Rosa Garibaldi , la mére de Guiseppe
Celles du poète de langue niçoise Rosalinde Rancher (1785-1843), du député de Nice au parlement de Turin Benoît Bunico (1810-1863), de l’amiral Félix De Constantin de Châteauneuf qui bombarda Tripoli en 1825, du célèbre corsaire Joseph Bavastro (1760-1833), du naturaliste Antoine Risso (1777-1845), du peintre Clément Roassal (1781-1850), du chimiste André Vérany (1812-1863), de la poétesse Agathe-Sophie Sasserno (1810-1860).
une fleur pour Mme Matisse l'épouse du grand peintre
A partir de la seconde moitié du XIXe siècle, la haute société politique niçoise vient rejoindre ces premières personnalités : les maires Alfred Borriglione (1843-1902), les ministres Edouard Corniglion-Molinier (1898-1963) et Edouard Grinda (1866-1959), les députés Constantin Bergondi (1819-1874), Flaminius Raiberti (1862-1929).
Le monde de la culture est aussi présent. Des peintres Charles Garacci (1818-1903), auteur d’un fameux portrait de Garibaldi, et Victor Sabatier à l’architecte Jules Febvre (1859-1934), concepteur, entre autres, de l’église Notre-Dame-Auxiliatrice (Don Bosco), et aux poètes niçois " Menica " Rondelly (1854-1935, qui écrit " La miéu bella Nissa ", devenu l’hymne de la ville) et Jouan Nicola (1895-1974).
l'amour que l'on porte à Nice est éternel
Nombre de personnalités locales viennent reposer entre ces murs, avec le grand mathématicien niçois Paul Montel (1876-1975). N’oublions pas les bienfaiteurs, César Rossetti, François Grosso (dont l’ange de la monumentale tombe semble bénir la ville), et dont les noms ponctuent aussi la géographie de la ville. Enfin, notons, en face de l’entrée, l’émouvante pyramide élevée en hommage aux morts de l’incendie du Théâtre municipal (remplacé par l’actuel Opéra) du 23 mars 1881.

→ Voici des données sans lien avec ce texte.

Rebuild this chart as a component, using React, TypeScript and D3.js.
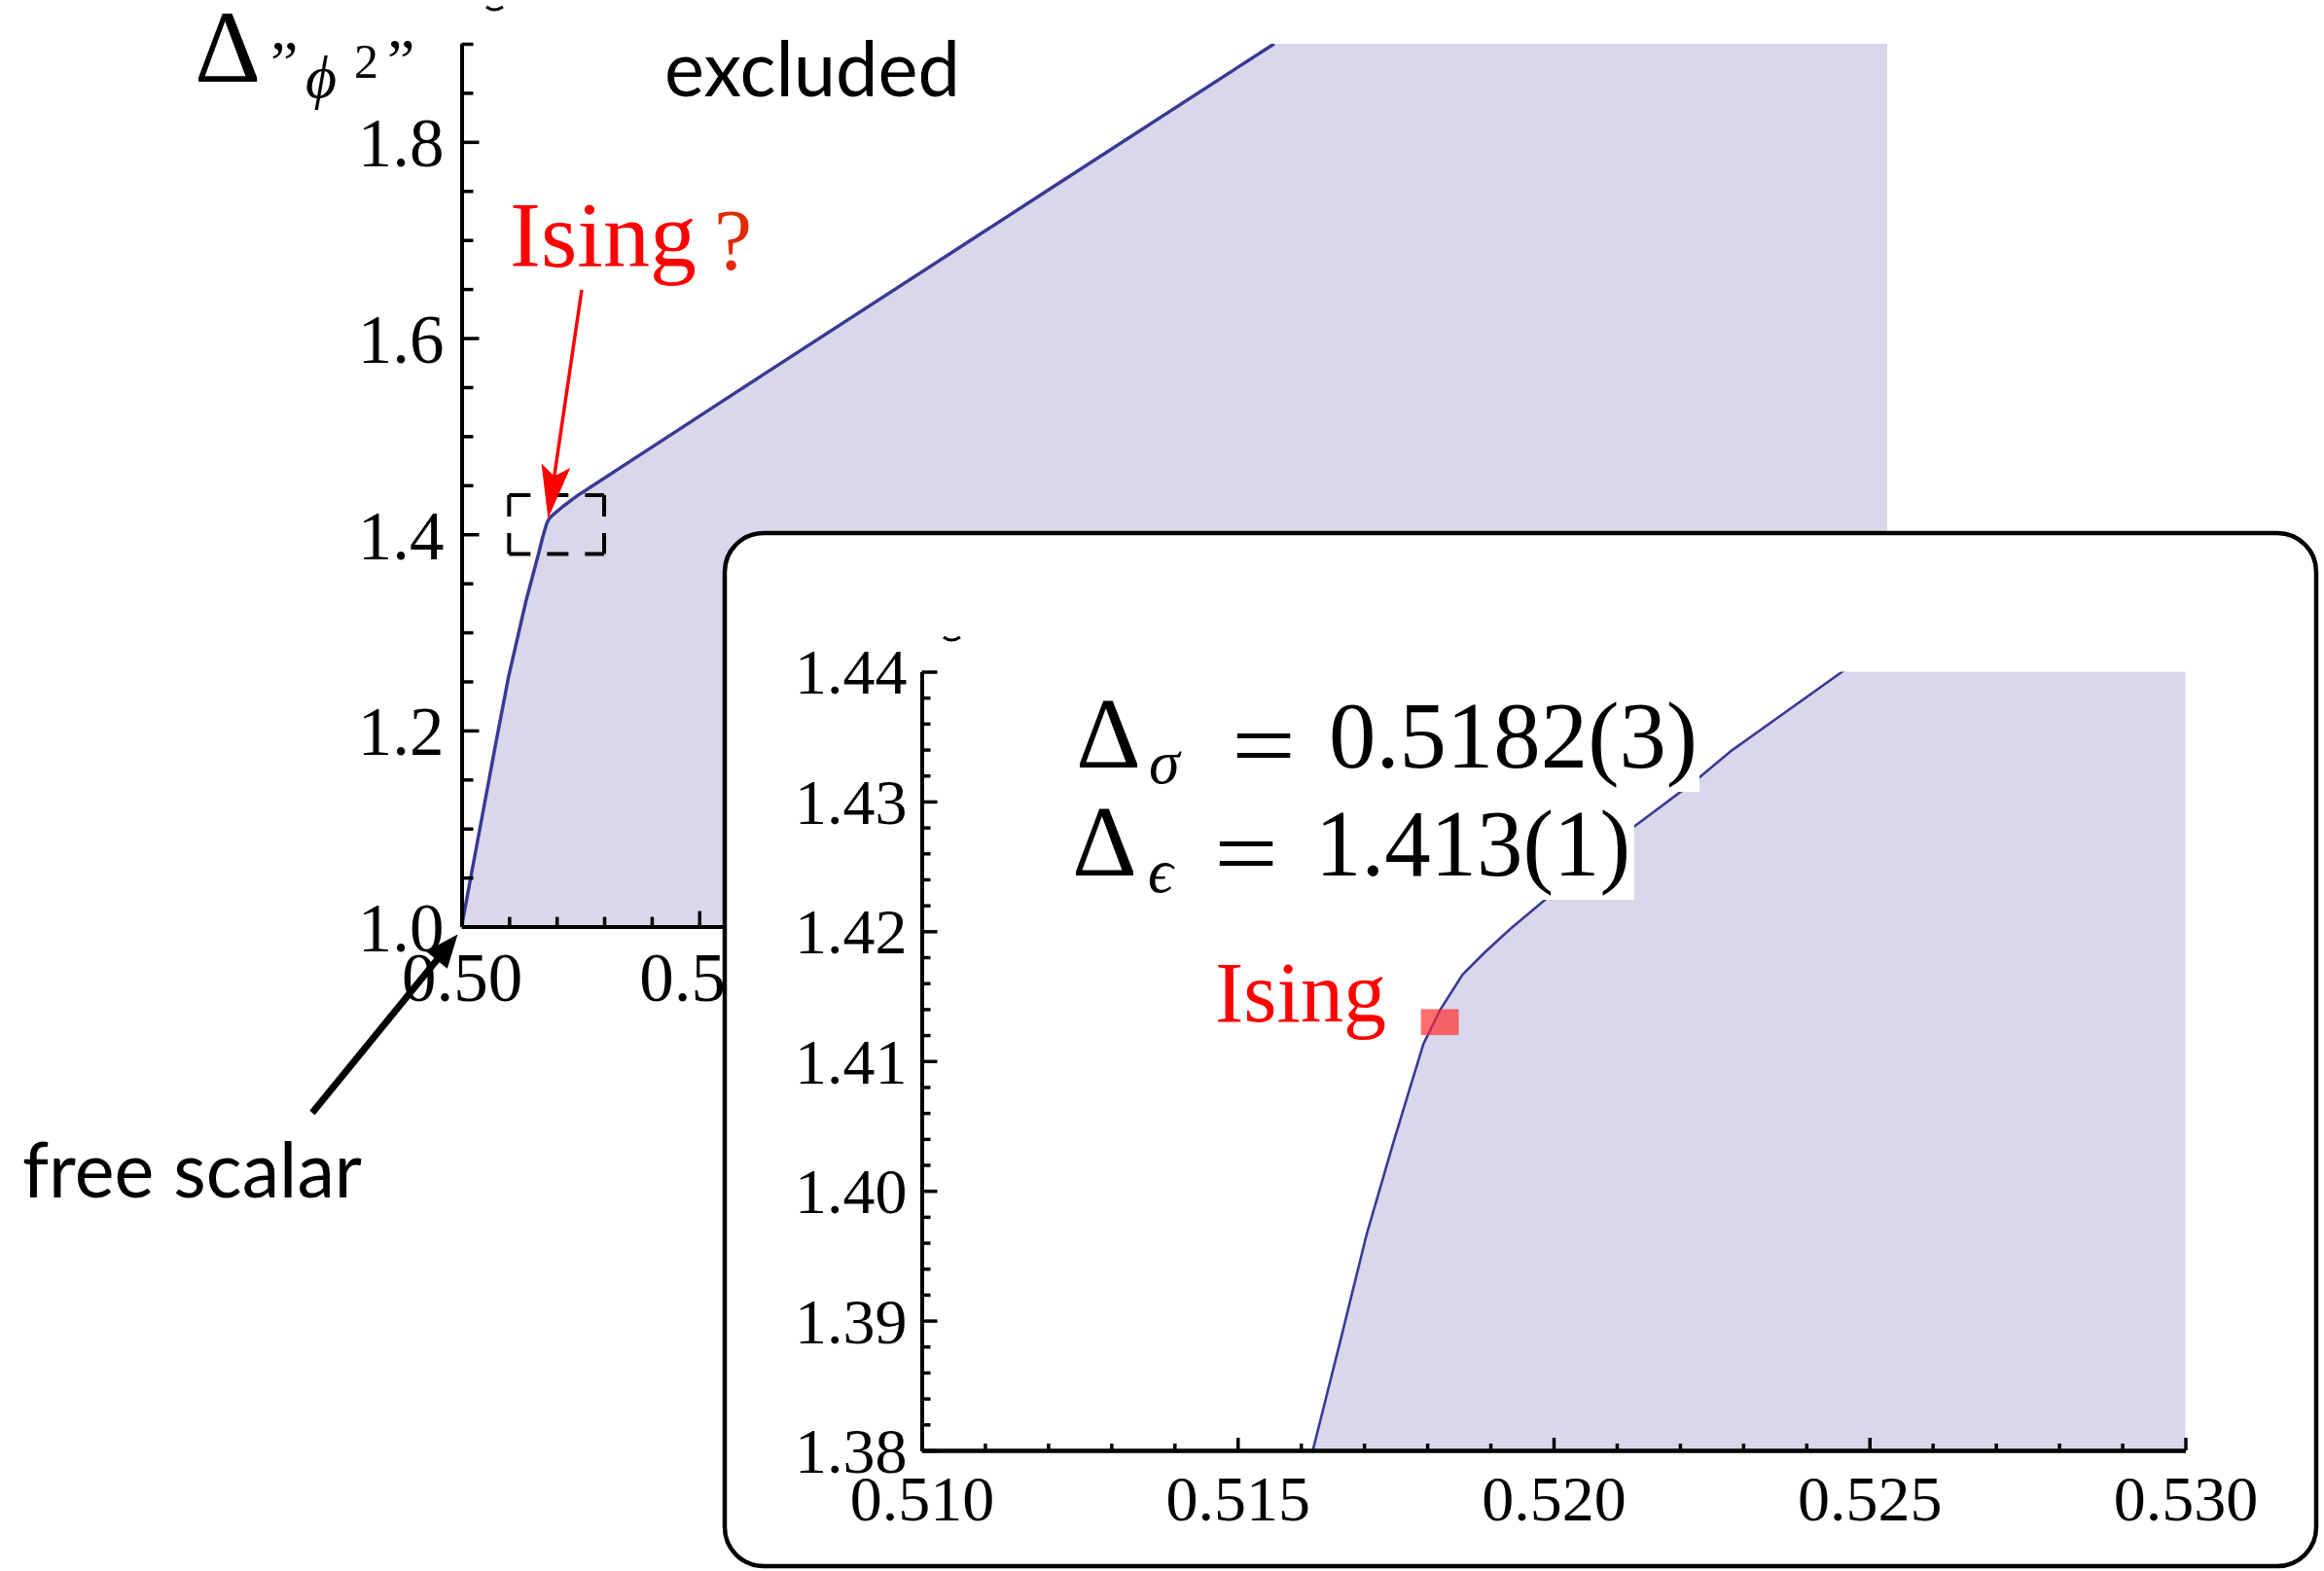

Au coté de Garibaldi, Menica Rondelly le pére de l'hymne niçois
Quant au cimetière juif voisin, il retrace par ses tombes l’histoire d’une communauté paisiblement et très anciennement implantée à Nice. La simplicité des sépultures et leur dépouillement, quoique parfois marquées par l’architecture néo-classique, restent conformes à la tradition funéraire hébraïque.
Remarquez les deux fauteuils en marbre pour se recueillir
Mais, en ce XIXe siècle et jusqu’à nos jours, Nice devient aussi une grande ville internationale. Les consonances des patronymes gravés çà et là suffisent à le démontrer : de la Russie aux Pays-Bas, de l’Autriche à l’Angleterre, de l’Espagne à la Pologne, tout un monde se découvre, au gré des symboliques propres, confondu dans la mort. Le révolutionnaire russe Alexandre Herzen (1812-1870), honoré, des années durant, par l’Union soviétique et les communistes niçois, n’est pas loin de Léon Gambetta.
Loin de son époux Henri Matisse, qui repose à côté du cimetière de Cimiez, on découvre la tombe étrangement ornée de Marguerite Duthuit-Matisse, comme celle de Mercédès Jellinek (la fille du confondateur, avec Benz, de la célèbre firme automobile dont le père, éploré, choisit son prénom pour le perpétuer à travers la marque Mercédès), entre ces mêmes murs.
L’écrivain Gaston Leroux (1868-1927), le père de Rouletabille, se trouve là aussi. À côté de l’entrée du cimetière, la chapelle de la Sainte-Trinité (1935) est une œuvre de l’architecte François Aragon qui est aussi l’auteur des fresques intérieures. Les cimetières du Château de Nice témoignent donc de la diversité et de l’originalité de l’histoire niçoise au sein du grand moment d’égalité qu’engendre la mort.